Delete models from jetson-inference/python/training/detection/ssd

Hi, I have a bunch of bad/failed models after train-ssd.py. The folders are locked but take up a big chunck of my memory-card and i want to remove them before trying to make new ones.

I am trying to create a good model for detecting boats, any tips?

I have tried both 25000 pictures, 10000, and 2500. And mostly the training is killed of in the process.
I have tried adjusting batch-size and workers, but it keeps happening.
I have also tried the memory-swap but I am unsure if it is correct.
I am on a Jetson Orin Nano DK 8GB.

Hi,

Since Orin Nano is relatively memory-limited, is it possible to apply the training on a desktop environment and copy the model to Jetson for deployment?
If not, please try to reduce the batch size for training.

Thanks.

Have tried workers=0 and batch-size=1 and 2, but same thing.

How many pictures is recommended for a model designed for recognizing boats. I download the pics with open-picture-downloader script.

And for my first question, is it possible to delete the models that turned out bad?

Would be open to train on desktop as well, but having a hard time getting Jetson-Inference docker to work on it.

Hi,

Yes, the model is a file so you can remove it directly.

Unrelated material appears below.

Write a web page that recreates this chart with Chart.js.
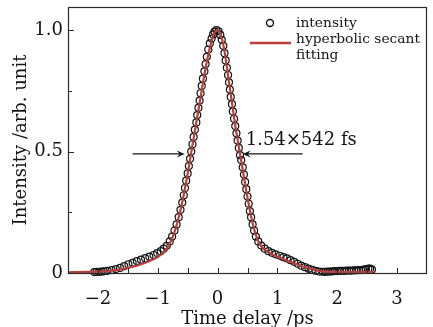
<!DOCTYPE html>
<html>
<head>
<meta charset="utf-8">
<script src="https://cdn.jsdelivr.net/npm/chart.js@4.4.0/dist/chart.umd.min.js"></script>
<style>
    html, body { margin: 0; padding: 0; background: #ffffff; }
    canvas { display: block; }
</style>
</head>
<body>
<canvas id="pulseCanvas" width="433" height="327"></canvas>
<script>
//Measured autocorrelation points (time in ps, normalized intensity)
const measuredTimes = [
    -2.06, -2.02, -1.98, -1.94, -1.90, -1.84, -1.77, -1.70, -1.63, -1.56,
    -1.49, -1.42, -1.35, -1.28, -1.21, -1.14, -1.07, -1.01, -0.95, -0.90,
    -0.85, -0.80, -0.76, -0.72, -0.685, -0.65, -0.62, -0.59, -0.565, -0.545,
    -0.525, -0.50, -0.48, -0.46, -0.44, -0.42, -0.40, -0.38, -0.355, -0.34,
    -0.32, -0.30, -0.285, -0.265, -0.245, -0.22, -0.20, -0.18, -0.155, -0.13,
    -0.10, -0.075, -0.05, -0.02, 0.015, 0.045, 0.07, 0.095, 0.115, 0.135,
    0.155, 0.175, 0.19, 0.205, 0.22, 0.24, 0.255, 0.275, 0.295, 0.315,
    0.335, 0.355, 0.375, 0.395, 0.42, 0.44, 0.46, 0.48, 0.50, 0.52,
    0.54, 0.56, 0.585, 0.61, 0.64, 0.68, 0.73, 0.79, 0.85, 0.91,
    0.97, 1.04, 1.10, 1.16, 1.22, 1.28, 1.34, 1.40, 1.46, 1.52,
    1.58, 1.64, 1.70, 1.76, 1.80, 1.84, 1.88, 1.92, 1.96, 2.00,
    2.04, 2.08, 2.12, 2.16, 2.20, 2.24, 2.28, 2.32, 2.36, 2.40,
    2.44, 2.48, 2.52, 2.55, 2.58
]
const measuredIntensity = [
    0.004, 0.005, 0.005, 0.006, 0.007, 0.009, 0.012, 0.016, 0.021, 0.028,
    0.036, 0.042, 0.049, 0.055, 0.061, 0.067, 0.074, 0.082, 0.09, 0.10,
    0.112, 0.13, 0.15, 0.175, 0.20, 0.23, 0.26, 0.29, 0.32, 0.35,
    0.38, 0.41, 0.44, 0.47, 0.50, 0.53, 0.56, 0.59, 0.62, 0.65,
    0.68, 0.71, 0.74, 0.77, 0.80, 0.83, 0.86, 0.89, 0.92, 0.945,
    0.965, 0.982, 0.994, 1.0, 0.995, 0.98, 0.96, 0.935, 0.905, 0.875,
    0.845, 0.815, 0.785, 0.755, 0.725, 0.695, 0.665, 0.635, 0.605, 0.575,
    0.545, 0.515, 0.485, 0.465, 0.435, 0.405, 0.375, 0.345, 0.315, 0.285,
    0.255, 0.23, 0.20, 0.175, 0.15, 0.13, 0.113, 0.10, 0.09, 0.083,
    0.077, 0.071, 0.065, 0.06, 0.053, 0.046, 0.038, 0.03, 0.024, 0.018,
    0.013, 0.009, 0.006, 0.005, 0.005, 0.006, 0.006, 0.007, 0.008, 0.008,
    0.009, 0.009, 0.009, 0.01, 0.01, 0.01, 0.011, 0.011, 0.012, 0.012,
    0.014, 0.016, 0.018, 0.018, 0.014
]

//Hyperbolic secant fit
const fitTimes = [
    -2.5, -2.3, -2.1, -1.9, -1.7, -1.5, -1.3, -1.2, -1.1, -1.0,
    -0.9, -0.8, -0.7, -0.6, -0.5, -0.4, -0.3, -0.2, -0.1, -0.05,
    0, 0.05, 0.1, 0.2, 0.3, 0.4, 0.5, 0.6, 0.7, 0.8,
    0.9, 1.0, 1.1, 1.2, 1.3, 1.4, 1.5, 1.6, 1.7, 1.8,
    2.0, 2.2, 2.4, 2.6
]
const fitIntensity = [
    0.003, 0.004, 0.005, 0.007, 0.012, 0.021, 0.034, 0.043, 0.054, 0.066,
    0.085, 0.12, 0.185, 0.28, 0.41, 0.555, 0.70, 0.845, 0.955, 0.99,
    1.0, 0.98, 0.935, 0.77, 0.60, 0.455, 0.31, 0.19, 0.12, 0.093,
    0.078, 0.067, 0.057, 0.047, 0.038, 0.029, 0.021, 0.014, 0.009, 0.006,
    0.004, 0.004, 0.004, 0.004
]

const xTickValues = [-2, -1, 0, 1, 2, 3]
const xTickLabels = ['−2', '−1', '0', '1', '2', '3']
const xMinorTickValues = [-1.5, -0.5, 0.5, 1.5, 2.5]
const yTickValues = [0, 0.5, 1]
const yTickLabels = ['0', '0.5', '1.0']
const yMinorTickValues = [0.25, 0.75]

const seriesNames = ['intensity', 'hyperbolic secant fitting']
const widthLabel = '1.54×542 fs'



//Styles
const serifFont = 'DejaVu Serif'
const inkColor = '#141414'
const fitColor = '#b83f3b'



//Frame, inner ticks, legend and the width annotation
const decorationsPlugin = {
    id: 'decorations',
    afterDraw(chart)
    {
        const ctx = chart.ctx
        const area = chart.chartArea
        const xScale = chart.scales.x
        const yScale = chart.scales.y

        ctx.save()
        ctx.strokeStyle = '#2a2a2a'
        ctx.lineWidth = 1.2
        ctx.strokeRect(area.left + 0.5, area.top + 0.5, area.right - area.left - 1, area.bottom - area.top)

        //ticks pointing into the plot
        ctx.lineWidth = 1
        ctx.beginPath()
        xTickValues.concat(xMinorTickValues).forEach(v => {
            const px = Math.round(xScale.getPixelForValue(v)) + 0.5
            ctx.moveTo(px, area.bottom)
            ctx.lineTo(px, area.bottom - 5)
        })
        yTickValues.forEach(v => {
            const py = Math.round(yScale.getPixelForValue(v)) + 0.5
            ctx.moveTo(area.left, py)
            ctx.lineTo(area.left + 6, py)
        })
        yMinorTickValues.forEach(v => {
            const py = Math.round(yScale.getPixelForValue(v)) + 0.5
            ctx.moveTo(area.left, py)
            ctx.lineTo(area.left + 4, py)
        })
        ctx.stroke()

        //legend
        const circleSet = chart.data.datasets[0]
        const fitSet = chart.data.datasets[1]
        ctx.beginPath()
        ctx.arc(270, 23, 3.5, 0, Math.PI * 2)
        ctx.strokeStyle = circleSet.pointBorderColor
        ctx.lineWidth = 1.4
        ctx.stroke()
        ctx.beginPath()
        ctx.moveTo(250, 43)
        ctx.lineTo(291, 43)
        ctx.strokeStyle = fitSet.borderColor
        ctx.lineWidth = 2.4
        ctx.stroke()

        ctx.fillStyle = inkColor
        ctx.font = '13.8px "' + serifFont + '"'
        ctx.textAlign = 'left'
        ctx.textBaseline = 'alphabetic'
        const fitWords = fitSet.label.split(' ')
        ctx.fillText(circleSet.label, 296, 27)
        ctx.fillText(fitWords.slice(0, -1).join(' '), 296, 43)
        ctx.fillText(fitWords[fitWords.length - 1], 296, 59)

        //FWHM arrows and label
        const arrowLevel = yScale.getPixelForValue(0.49)
        drawArrow(ctx, xScale.getPixelForValue(-1.42), xScale.getPixelForValue(-0.55), arrowLevel)
        drawArrow(ctx, xScale.getPixelForValue(1.42), xScale.getPixelForValue(0.42), arrowLevel)
        ctx.fillStyle = inkColor
        ctx.font = '18px "' + serifFont + '"'
        ctx.fillText(widthLabel, xScale.getPixelForValue(0.47), yScale.getPixelForValue(0.527))
        ctx.restore()
    }
}

function drawArrow(ctx, fromX, toX, y)
{
    const dir = toX > fromX ? 1 : -1
    ctx.strokeStyle = inkColor
    ctx.fillStyle = inkColor
    ctx.lineWidth = 1.2
    ctx.beginPath()
    ctx.moveTo(fromX, y)
    ctx.lineTo(toX - dir * 4, y)
    ctx.stroke()
    ctx.beginPath()
    ctx.moveTo(toX, y)
    ctx.lineTo(toX - dir * 8, y - 3.5)
    ctx.lineTo(toX - dir * 5, y)
    ctx.lineTo(toX - dir * 8, y + 3.5)
    ctx.closePath()
    ctx.fill()
}



//Create the chart
const pulseCanvas = document.getElementById('pulseCanvas')
const pulseChart = new Chart(
    pulseCanvas,
    {
        type: 'scatter',
        data:
        {
            datasets:
                [{
                    label: seriesNames[0],
                    data: measuredTimes.map((t, i) => ({x: t, y: measuredIntensity[i]})),
                    showLine: false,
                    pointRadius: 3.5,
                    pointBorderWidth: 1.2,
                    pointBorderColor: inkColor,
                    pointBackgroundColor: 'rgba(0,0,0,0)',
                    clip: false,
                    order: 1
                },
                {
                    label: seriesNames[1],
                    type: 'line',
                    data: fitTimes.map((t, i) => ({x: t, y: fitIntensity[i]})),
                    borderColor: fitColor,
                    borderWidth: 2.2,
                    pointRadius: 0,
                    fill: false,
                    cubicInterpolationMode: 'monotone',
                    order: 0
                }]
        },
        options:
        {
            responsive: false,
            animation: false,
            devicePixelRatio: 1,
            layout:
            {
                padding: {top: 7, right: 6, left: 0, bottom: 0}
            },
            scales:
            {
                x:
                {
                    type: 'linear',
                    min: -2.5,
                    max: 3.5,
                    afterBuildTicks: axis => { axis.ticks = xTickValues.map(v => ({value: v})) },
                    afterFit: axis => {
                        axis.height = 54
                        axis.paddingLeft = 0
                        axis.paddingRight = 0
                    },
                    grid: {display: false, drawTicks: false},
                    border: {display: false},
                    ticks:
                    {
                        autoSkip: false,
                        maxRotation: 0,
                        padding: 16,
                        color: inkColor,
                        font: {family: serifFont, size: 18},
                        callback: (value, index) => xTickLabels[index]
                    },
                    title:
                    {
                        display: true,
                        text: 'Time delay /ps',
                        color: inkColor,
                        padding: {top: 0, bottom: 0},
                        font: {family: serifFont, size: 18, lineHeight: 0.8}
                    }
                },
                y:
                {
                    min: 0,
                    max: 1.095,
                    afterBuildTicks: axis => { axis.ticks = yTickValues.map(v => ({value: v})) },
                    afterFit: axis => {
                        axis.width = 68
                        axis.paddingTop = 0
                        axis.paddingBottom = 0
                    },
                    grid: {display: false, drawTicks: false},
                    border: {display: false},
                    ticks:
                    {
                        padding: 5,
                        color: inkColor,
                        font: {family: serifFont, size: 18},
                        callback: (value, index) => yTickLabels[index]
                    },
                    title:
                    {
                        display: true,
                        text: 'Intensity /arb. unit',
                        color: inkColor,
                        padding: {top: 11, bottom: 0},
                        font: {family: serifFont, size: 18}
                    }
                }
            },
            plugins:
            {
                legend: {display: false},
                tooltip: {enabled: false}
            }
        },
        plugins: [decorationsPlugin]
    }
);
</script>
</body>
</html>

Please also check the memory status when running the training.
If the memory usage is close to full, it’s recommended to train it on other platforms first.

$ sudo tegrastats

Thanks.

Hi @viccivic98, regarding the ‘killed’ errors (out of memory), if you haven’t already see these steps to mount SWAP, disable ZRAM, and disable the desktop UI: https://github.com/dusty-nv/jetson-inference/blob/master/docs/pytorch-transfer-learning.md#mounting-swap

The number of images in the dataset you need depends on how accurate you want the model to be trained for. I would recommend starting with a small test set first of ~500-1000 images just to make sure you have the process working, before leaving it to train on the larger dataset for a while over more epochs.

Also, you can directly clone the pytorch-ssd submodule from jetson-inference to your x86 PC, and run the training there you have CUDA/PyTorch/ect installed on your PC. Or I use NGC pytorch container on x86 and that works good too.

We are creating a script for detecting boats on a dock. I am now trying a training on my desktop with 26000 pictures collected from open_images_downloader.py.

I have it set on 100 epochs, batch-size 4 and workers 2, and the training is still going.

If the model is not good as a result, would it be better with less images, even more epochs?

PS, i tried the memory swap thing but not sure if it was done correct, but i moved the training work over to the desktop now anyways,

That is a good call to have moved your training over to your desktop for datasets that size. The training tutorials I make for Jetson are mostly for educational purposes so people can learn how to get started fine-tuning their own models before transitioning to bigger systems for that (although on Jetson AGX it is decently fast for transfer learning on CNNs)

Optimizing the model accuracy based on dataset size, curation, and training hyperparameters can be model-specific and require experimentation on your part. Which now that you have it training on a faster system, you can more easily train multiple models and iterate to attain your desired performance.

Can 26000 pictures be to big of a dataset for only one object? That 10k would maybe be better for boat-detection?

@viccivic98 with that many pictures of just one object, by instinct is that the dataset will be unbalanced and the model biased towards that object. Hence in the training scripts and dataset downloaders there are options for balancing the distribution of class labels.

This topic was automatically closed 14 days after the last reply. New replies are no longer allowed.